那些时候,我喜欢行“夜街”。地摊是摆在已拆除的珍珠巴刹前行人道。行人道夹在大沟渠和二马路(新桥路)。地摊贩把防水布铺在地上,上面放着“跳楼货”(廉价出厂衣服)出售。虽然有些货物来历不明,但居民从不过问,只要便宜美观就行。
(1950年代的珍珠巴刹。图片来源:互联网。)
有些地摊替行人补鞋,钉鞋掌,在鞋底加一块皮垫子,或钉两块腰形金属片,使鞋子耐穿。也有测字摊,顾客随意给 “测字佬”一个字,让他解读,预测运程,决定大事。有一回,我在旁听到顾客以“口”字问姻缘。测字佬一看,说好事已近。因为“口”字意味家里会添一口(口是女的意思),且“口”像一张有蚊帐的双人大床! 加上口字四边合起,是一拍即合!至于灵验与否,则不得而知。

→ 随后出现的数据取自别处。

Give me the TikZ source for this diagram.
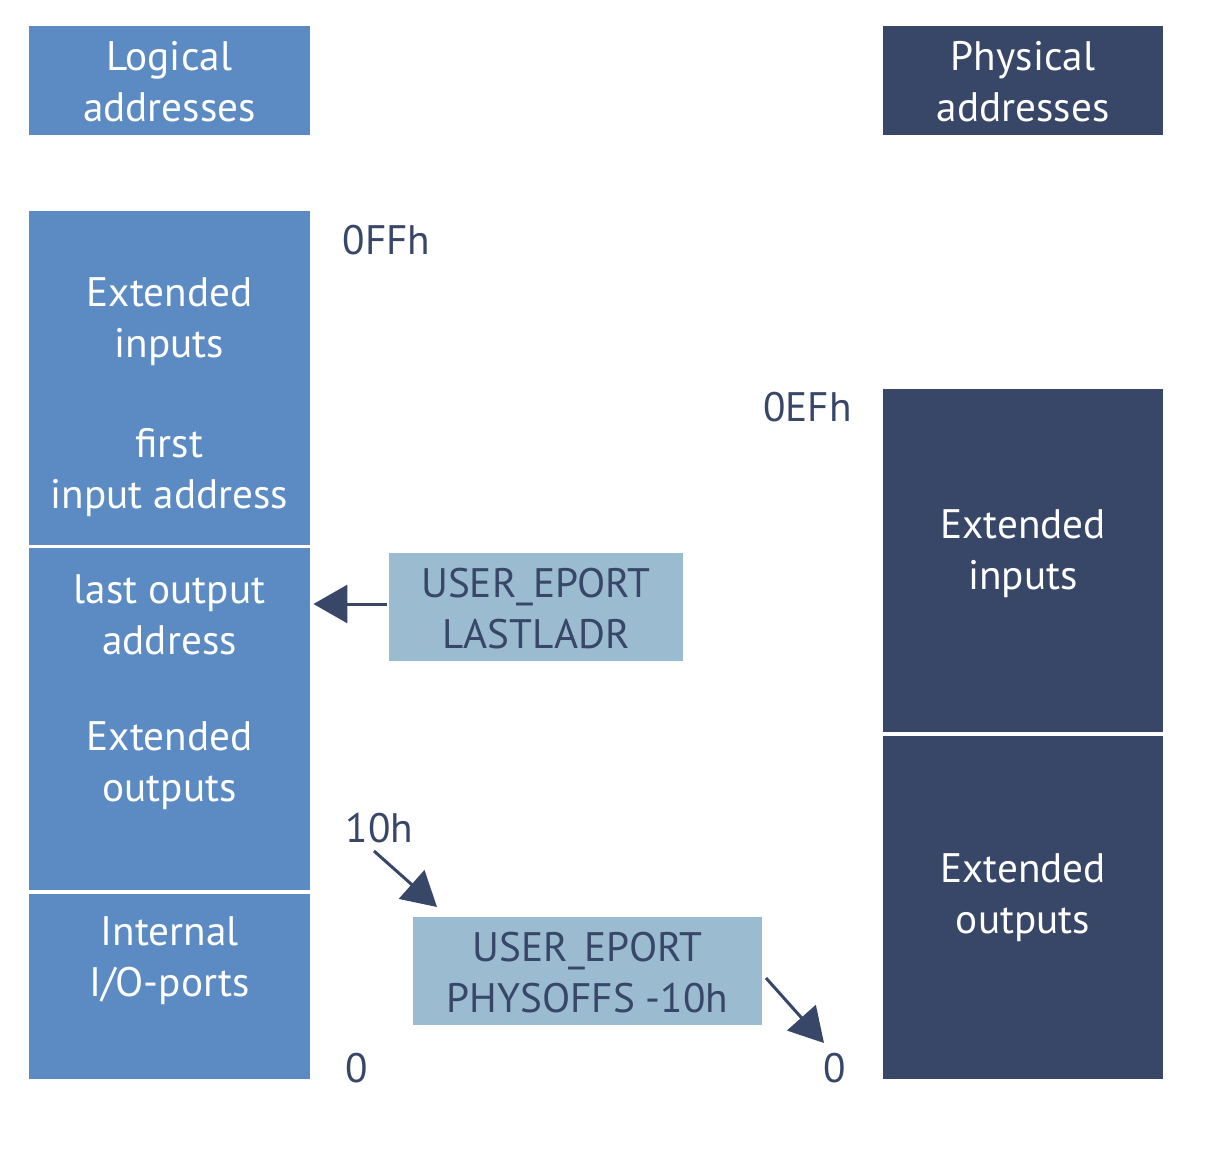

有些地摊是卖跌打酒、止痛药、风油、药膏和印度人卖的海狗油,也有替人拔牙的“扪牙佬“,地上摆着一碟脱掉的牙齿,展示他的“业绩”和经验。偶尔我见过有人摆着棋盘,“挑战”过路人破解象棋残局。破解者有奖,否则就要交“学费“了! 幸好能破解者少,也没有“棋王”出现,否则饭碗被砸了。
要听讲古佬(说书人)讲广东话故事,就去万拿山或余东旋街珍珠巴刹一带。地上放着矮凳子让听众坐,收费几毛钱。那时候很多居民是属于华文“文盲”,他们不会书写与阅读华文,但是能讲流利,甚至有典有则的广东话。听说书人讲故事,的确让这些居民学问大为长进。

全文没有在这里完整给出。